You gain the [Shapechanger] subtype and the wild shape class feature as a 3.5 druid of your level. There is no set limit on how many times per day you may use wild shape but you must spend a daily use of Willpower each time you use the ability.



Polytheist [Divine]
You don't believe in limiting your beliefs - allowing you not only to worship multiple deities but to empathise with supernatural creatures beyond your own alignment.

Prerequisite
Wizard level 1st, Charisma 12, Wisdom 12.

Benefit
Whenever a [Divine] feat requires you to have an alignment matching a deity, you may instead have an alignment that matches that deity's alignment on the moral (Good vs. Evil) axis but that is within one step of that deity's alignment on the ethical (Chaos vs. Law) axis.

You may select the Acolyte of Good or Acolyte of Evil feats more than once, each time choosing a different deity to worship. Deities you choose in this way should be allied or at least friendly with each other.

You may select both Druid Initiate and either Acolyte of Good or Acolyte of Evil even if your chosen deity is not a nature or elemental deity.

Whenever your good empathy class feature refers to a good creature, good magic, or the [Good] subtype and spell descriptors, you may treat it as if it referred to non-evil creatures, non-evil magic, and alignment subtypes and spell descriptors other than [Evil].

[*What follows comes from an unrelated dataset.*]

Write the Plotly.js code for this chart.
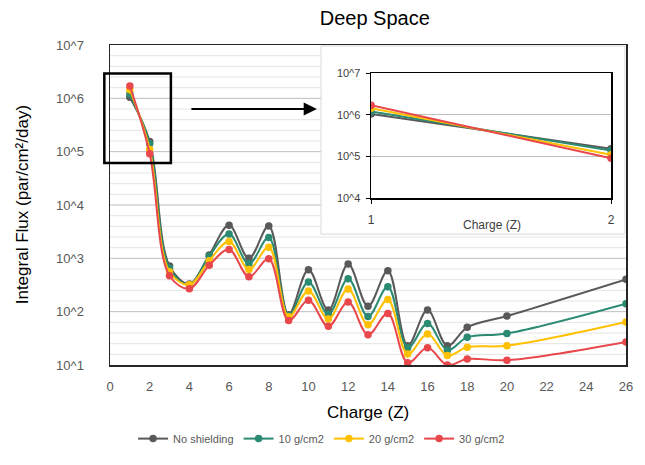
<!DOCTYPE html>
<html>
<head>
<meta charset="utf-8">
<script src="https://cdn.plot.ly/plotly-3.0.1.min.js"></script>
<style>html,body{margin:0;padding:0;background:#fff;}#chart{width:645px;height:465px;}</style>
</head>
<body>
<div id="chart"></div>
<script>
// ---- data ----
var charge = [1, 2, 3, 4, 5, 6, 7, 8, 9, 10, 11, 12, 13, 14, 15, 16, 17, 18, 20, 26];
var noShielding = [1.05e6, 1.55e5, 720, 330, 1150, 4150, 1000, 4040, 88, 612, 107, 787, 126, 585, 23, 107, 23, 51, 83, 404];
var shield10 = [1.2e6, 1.4e5, 650, 320, 1100, 2850, 790, 2450, 85, 361, 89, 415, 81, 294, 21, 60, 19, 33, 39, 141];
var shield20 = [1.45e6, 1.1e5, 560, 320, 900, 2070, 620, 1620, 80, 245, 73, 265, 57, 169, 16, 38, 15, 21.5, 23, 64];
var shield30 = [1.7e6, 9.1e4, 470, 270, 740, 1460, 450, 980, 68, 163, 53, 151, 37, 92, 11, 21, 10, 13, 12.3, 27];
var seriesNames = ['No shielding', '10 g/cm2', '20 g/cm2', '30 g/cm2'];
var xTicks = [0, 2, 4, 6, 8, 10, 12, 14, 16, 18, 20, 22, 24, 26];
var yTickVals = [10, 100, 1000, 1e4, 1e5, 1e6, 1e7];
var yTickText = ['10^1', '10^2', '10^3', '10^4', '10^5', '10^6', '10^7'];
var insetX = [1, 2];
var insetYVals = [1e4, 1e5, 1e6, 1e7];
var insetYText = ['10^4', '10^5', '10^6', '10^7'];

var colors = ['#595959', '#2b8a72', '#ffc000', '#e8474b'];
var allSeries = [noShielding, shield10, shield20, shield30];
var FONT = 'Liberation Sans, Arial, sans-serif';

var traces = [];
allSeries.forEach(function (s, i) {
  traces.push({
    x: charge, y: s, name: seriesNames[i], type: 'scatter', mode: 'lines+markers',
    line: {color: colors[i], width: 2, shape: 'spline', smoothing: 1},
    marker: {color: colors[i], size: 7.5},
    xaxis: 'x', yaxis: 'y'
  });
});
allSeries.forEach(function (s, i) {
  traces.push({
    x: charge.slice(0, 2), y: s.slice(0, 2), name: seriesNames[i], type: 'scatter', mode: 'lines+markers',
    line: {color: colors[i], width: 2},
    marker: {color: colors[i], size: 7.5},
    showlegend: false,
    xaxis: 'x2', yaxis: 'y2'
  });
});

// ---- decorations: gridlines (stop at inset box) ----
var insetBox = {x0: 0.409, x1: 0.998, y0: 0.409, y1: 0.997};
var shapes = [];
for (var d = 1; d < 7; d++) {
  for (var k = 0; k < 5; k++) {
    var lg = d + k / 5;
    if (lg <= 1.0001) continue;
    var py = (lg - 1) / 6;
    var xEnd = (py > insetBox.y0 && py < insetBox.y1) ? insetBox.x0 : 1;
    shapes.push({type: 'line', xref: 'paper', yref: 'paper', x0: 0, x1: xEnd, y0: py, y1: py,
      line: {color: k === 0 ? '#bfbfbf' : '#e4e4e4', width: 1}, layer: 'below'});
  }
}
shapes.push({type: 'rect', xref: 'paper', yref: 'paper', x0: insetBox.x0, x1: insetBox.x1, y0: insetBox.y0, y1: insetBox.y1,
  line: {color: '#d9d9d9', width: 1}, fillcolor: 'rgba(255,255,255,0)', layer: 'below'});
// zoom rectangle
shapes.push({type: 'rect', xref: 'paper', yref: 'paper', x0: -0.011, x1: 0.118, y0: 0.631, y1: 0.911,
  line: {color: '#000', width: 2.5}, fillcolor: 'rgba(0,0,0,0)', layer: 'above'});

var layout = {
  width: 645, height: 465,
  margin: {l: 110, r: 19, t: 45, b: 90},
  paper_bgcolor: '#fff', plot_bgcolor: 'rgba(0,0,0,0)',
  font: {family: FONT, color: '#595959'},
  title: {text: 'Deep Space', font: {family: FONT, size: 20, color: '#000'},
    xref: 'container', yref: 'container', x: 0.581, xanchor: 'center', y: 0.962, yanchor: 'middle'},
  showlegend: true,
  legend: {orientation: 'h', x: 0.41, xanchor: 'center', y: -0.23, yanchor: 'middle',
    font: {family: FONT, size: 11, color: '#595959'}, itemwidth: 30, tracegroupgap: 0},
  xaxis: {domain: [0, 1], range: [0, 26], tickvals: xTicks, ticktext: xTicks.map(String),
    showgrid: false, zeroline: false, showline: true, mirror: true, linecolor: '#262626', linewidth: 1.5,
    ticks: '', tickfont: {size: 13, color: '#595959'}, ticklabelstandoff: 9, fixedrange: true},
  yaxis: {domain: [0, 1], type: 'log', range: [1, 7], tickvals: yTickVals, ticktext: yTickText,
    showgrid: false, zeroline: false, showline: true, mirror: true, linecolor: '#262626', linewidth: 1.5,
    ticks: '', tickfont: {size: 13, color: '#595959'}, ticklabelstandoff: 22, fixedrange: true},
  xaxis2: {domain: [0.506, 0.971], anchor: 'y2', range: [1, 2], tickvals: insetX, ticktext: insetX.map(String),
    showgrid: false, zeroline: false, showline: true, mirror: true, linecolor: '#000', linewidth: 1.5,
    ticks: 'outside', ticklen: 4, tickcolor: '#000', tickfont: {size: 12, color: '#404040'}, ticklabelstandoff: 6, fixedrange: true},
  yaxis2: {domain: [0.521, 0.912], anchor: 'x2', type: 'log', range: [4, 7], tickvals: insetYVals, ticktext: insetYText,
    showgrid: true, gridcolor: '#bfbfbf', gridwidth: 1, zeroline: false, showline: true, mirror: true, linecolor: '#000', linewidth: 1.5,
    ticks: 'outside', ticklen: 4, tickcolor: '#000', tickfont: {size: 11, color: '#404040'}, ticklabelstandoff: 3, fixedrange: true},
  shapes: shapes,
  annotations: [
    {text: 'Charge (Z)', xref: 'paper', yref: 'paper', x: 0.5, y: -0.148, xanchor: 'center', yanchor: 'middle',
      showarrow: false, font: {family: FONT, size: 17, color: '#000'}},
    {text: 'Integral Flux (par/cm²/day)', xref: 'paper', yref: 'paper', x: -0.17, y: 0.5, xanchor: 'center', yanchor: 'middle',
      textangle: -90, showarrow: false, font: {family: FONT, size: 17, color: '#000'}},
    {text: 'Charge (Z)', xref: 'paper', yref: 'paper', x: 0.74, y: 0.439, xanchor: 'center', yanchor: 'middle',
      showarrow: false, font: {family: FONT, size: 12, color: '#404040'}},
    {text: '', xref: 'paper', yref: 'paper', x: 0.401, y: 0.8, ax: -127, ay: 0, showarrow: true,
      arrowhead: 2, arrowsize: 1.2, arrowwidth: 2.2, arrowcolor: '#000'}
  ]
};

Plotly.newPlot('chart', traces, layout, {displayModeBar: false, staticPlot: true});
</script>
</body>
</html>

Whenever your evil empathy class feature refers to an evil creature, evil magic, or the [Evil] subtype and spell descriptors, you may treat it as if it referred to non-good creatures, non-good magic, and alignment subtypes and spell descriptors other than [Good].

Special
Whenever you cast a spell requiring a divine focus, you may use one that corresponds to any one of your chosen deities. A wise wizard rotates between the (un)holy symbols of their different deities, lest one of them become offended.

rferries
2017-06-28, 07:44 PM
Rationale

Clerics have to share their deity's alignment; it always struck me as odd that an actual representative of a god wouldn't share that god's values precisely. You can wriggle your way around this with the Polytheist feat.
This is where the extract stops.